4 Black Comic Book Creators Discuss Diversity And The Future Of The Super Hero
‘I do think pop culture needs to diversify itself and I think that’s already in progress,’ says Brandon Thomas, creator of ‘Miranda Mercury.’
In honor of Black History Month, MTV spoke to four black comic book creators who are not only changing the demographics of the characters in comics, but also opening the doors for future comic book creators to tell diverse and inspiring new stories.
Reginald Hudlin is the president of Hudlin Entertainment, producer of “Django Unchained,” former President of Entertainment for BET, and has written Marvel’s “Black Panther.”
MTV: What first got you interested in comics?
REGINALD HUDLIN: My older brothers read them so why not read comics? Great stories, great art… I feel like the world is catching up to what fans have always known.
My parents were supportive of us reading and never threw comics out. I still have our collective collection, which now has its own room.
MTV: How does African-American culture and identity shape your comics?
HUDLIN: The best comics were always culturally relevant in the times they were created, just like music. You plug into universal relatability by working out of your specific experience…because people aren’t really that different.
MTV: Have you faced prejudice for being African-American in the comics medium?
HUDLIN: The majority of my encounters have been very positive. Part of that comes from me entering the business when there was a changing of the guard at the top, and part of that comes from me entering comics after having a successful career in movies and television.
It’s more about overcoming historical challenges in the marketplace when it comes to black characters. Any time you do a book that reaches beyond the existing comic book fanbase, it’s a problem for publishers because they don’t know how to connect to that bigger audience who likely doesn’t know there are comics that they would like if they knew they existed and knew where to buy them.
MTV: Superhero movies have been doing really well lately. Do you think more black superhero movies can help make a paradigm shift for comics and movies culture?
HUDLIN: Sure. I think seeing President Palmer on “24″ helped a lot of Americans visualize what a successful presidency by an African-American would look like, making it easier for them to vote for President Obama.
There are plenty of white, Latin and Asian people who grew up loving “Black Panther” and “Static Shock.” When those characters are seen in live action movies and TV shows, we can’t really measure how big the global impact of that positive imagery will have on people.
MTV: What do you want people to take away from your comics?

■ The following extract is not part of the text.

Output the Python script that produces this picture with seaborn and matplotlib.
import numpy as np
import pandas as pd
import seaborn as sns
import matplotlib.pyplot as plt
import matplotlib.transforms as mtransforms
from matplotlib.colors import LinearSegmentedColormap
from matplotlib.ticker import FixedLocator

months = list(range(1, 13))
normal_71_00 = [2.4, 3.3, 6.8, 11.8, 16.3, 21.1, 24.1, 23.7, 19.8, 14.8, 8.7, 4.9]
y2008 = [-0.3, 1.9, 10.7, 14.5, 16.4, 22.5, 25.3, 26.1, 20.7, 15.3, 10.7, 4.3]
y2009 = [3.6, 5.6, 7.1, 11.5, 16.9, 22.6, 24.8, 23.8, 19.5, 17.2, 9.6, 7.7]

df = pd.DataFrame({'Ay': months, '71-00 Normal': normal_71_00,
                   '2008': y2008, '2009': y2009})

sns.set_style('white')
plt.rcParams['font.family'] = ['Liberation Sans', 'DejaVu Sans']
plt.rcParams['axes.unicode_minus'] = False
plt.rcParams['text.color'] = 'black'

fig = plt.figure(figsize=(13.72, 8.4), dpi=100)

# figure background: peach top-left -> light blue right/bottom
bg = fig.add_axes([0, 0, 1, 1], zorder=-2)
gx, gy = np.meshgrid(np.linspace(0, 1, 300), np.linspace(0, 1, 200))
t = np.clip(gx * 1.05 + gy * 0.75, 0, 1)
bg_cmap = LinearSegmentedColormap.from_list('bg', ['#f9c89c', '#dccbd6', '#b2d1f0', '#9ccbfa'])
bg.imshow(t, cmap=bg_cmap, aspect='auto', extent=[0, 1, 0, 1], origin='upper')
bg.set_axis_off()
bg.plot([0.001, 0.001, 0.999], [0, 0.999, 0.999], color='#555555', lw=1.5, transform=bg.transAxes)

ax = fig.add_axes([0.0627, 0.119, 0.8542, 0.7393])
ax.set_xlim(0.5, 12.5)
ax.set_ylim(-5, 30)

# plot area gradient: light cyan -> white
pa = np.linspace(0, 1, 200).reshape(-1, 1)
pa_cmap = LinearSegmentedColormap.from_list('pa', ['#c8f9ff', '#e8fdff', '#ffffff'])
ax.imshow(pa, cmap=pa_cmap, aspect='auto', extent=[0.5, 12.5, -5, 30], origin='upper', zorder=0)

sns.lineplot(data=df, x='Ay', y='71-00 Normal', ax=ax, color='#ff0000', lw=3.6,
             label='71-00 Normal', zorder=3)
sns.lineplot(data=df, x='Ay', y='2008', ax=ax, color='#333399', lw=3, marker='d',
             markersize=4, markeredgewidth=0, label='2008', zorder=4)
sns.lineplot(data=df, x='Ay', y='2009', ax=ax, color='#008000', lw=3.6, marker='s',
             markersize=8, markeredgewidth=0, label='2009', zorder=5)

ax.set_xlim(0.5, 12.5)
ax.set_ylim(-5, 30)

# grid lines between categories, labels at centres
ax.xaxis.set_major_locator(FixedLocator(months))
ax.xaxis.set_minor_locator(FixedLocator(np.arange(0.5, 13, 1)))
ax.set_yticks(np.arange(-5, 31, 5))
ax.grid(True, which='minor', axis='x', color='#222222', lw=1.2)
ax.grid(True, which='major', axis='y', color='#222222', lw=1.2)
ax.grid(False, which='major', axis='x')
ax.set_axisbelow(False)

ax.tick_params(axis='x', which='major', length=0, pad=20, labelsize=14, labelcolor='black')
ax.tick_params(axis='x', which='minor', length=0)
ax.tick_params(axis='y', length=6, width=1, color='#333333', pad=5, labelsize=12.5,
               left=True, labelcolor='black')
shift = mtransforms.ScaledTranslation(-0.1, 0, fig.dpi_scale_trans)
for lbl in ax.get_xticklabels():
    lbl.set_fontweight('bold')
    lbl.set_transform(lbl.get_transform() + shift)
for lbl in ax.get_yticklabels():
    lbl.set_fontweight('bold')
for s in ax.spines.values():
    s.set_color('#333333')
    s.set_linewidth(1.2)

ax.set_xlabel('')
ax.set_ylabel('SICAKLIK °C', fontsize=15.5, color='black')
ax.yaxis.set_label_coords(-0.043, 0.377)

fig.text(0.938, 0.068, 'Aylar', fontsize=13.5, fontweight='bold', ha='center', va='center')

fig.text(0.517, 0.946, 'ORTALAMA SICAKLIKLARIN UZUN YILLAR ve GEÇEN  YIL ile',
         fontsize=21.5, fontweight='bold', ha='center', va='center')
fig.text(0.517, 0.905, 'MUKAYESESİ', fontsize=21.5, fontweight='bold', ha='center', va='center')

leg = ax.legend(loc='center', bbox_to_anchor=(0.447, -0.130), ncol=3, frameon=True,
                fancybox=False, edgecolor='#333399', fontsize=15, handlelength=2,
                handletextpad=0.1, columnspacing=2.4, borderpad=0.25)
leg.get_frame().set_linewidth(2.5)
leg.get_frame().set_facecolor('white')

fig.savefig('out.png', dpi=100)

HUDLIN: They should have fun. If you read a comic and get pumped, have a laugh, feel inspired and get hit in the feels, that’s a total entertainment experience!
MTV: What advice do you have for a young person looking to break in to this medium?
HUDLIN: There are way too many people doing derivative work. Ironically, I see it a lot in creator-owned work. Folks are either trying to knock off their favorite comic, or they are being “different” in the same ways everyone else is.